You also can't take your eye off them. You can smile, and read things in museums, and enjoy your surroundings but let them out of your sight for one minute and one of them is licking an electrical outlet (happened last night).
The level of stress and tension this creates, the inability to NEVER relax your guard is wearing on us I think.
This morning was a great example of something that shouldn't have been a problem and now things are broken. Autism doesn't care what is special or precious to you. It doesn't give a CRAP that you can't replace that object.
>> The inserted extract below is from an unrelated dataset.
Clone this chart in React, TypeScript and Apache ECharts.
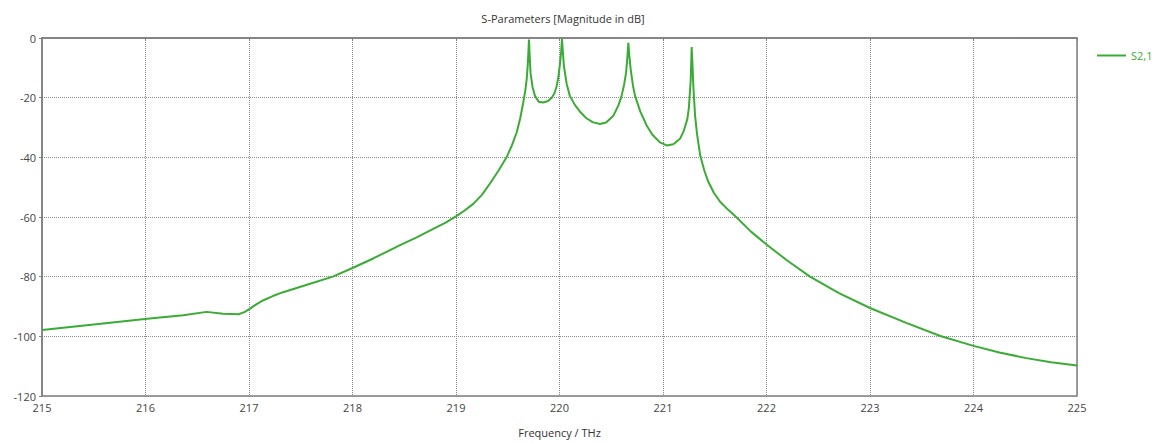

My oldest boy was downstairs to help me with the twins, as they were a bit wild this morning, and so while I made breakfast he stayed in the living room to referee. They were actually pretty good. The kids all had breakfast, everyone got cleaned up and I should've KNOWN everything had just gone too well.
I was moving a little slower than normal, I slept wrong and have an incredible crick in my neck. I decided to make myself some grits (soft food I don't have to chew), and Louis announced he was going to the bathroom. Only Charlie and Julia were in the living room. They were watching TV sitting on opposite sofas. It seemed pretty quiet.
I went back to making my breakfast not worried about those two alone together. As the microwave started to hum I heard CRASH SMASH and Julia scream "OH NO CHARLIE" and that's that.
Things are ruined, damaged, broken, and he doesn't even know what he just did.
He says "Oh no."
I can't fix it, maybe my husband can help me sort out of some of it. I'm frustrated and I hurt and I'm tired. I'm tired of Autism screwing up my entire life. I selfishly want to scream. And I know I don't have it that bad. But I should be able to spend 2 minutes in my kitchen making grits. I wasn't even gone that long.
I would not trade my twins for anything, but some days I'd like someone to hit. A whipping boy for Autism. Someone from Monsanto. They are probably not guilty of this, but since they're guilty of so MANY other things why not.
It's a frustrating morning in a frustrating life. But I have to go now, because I have a 9 year old pooping his pants. Perfect.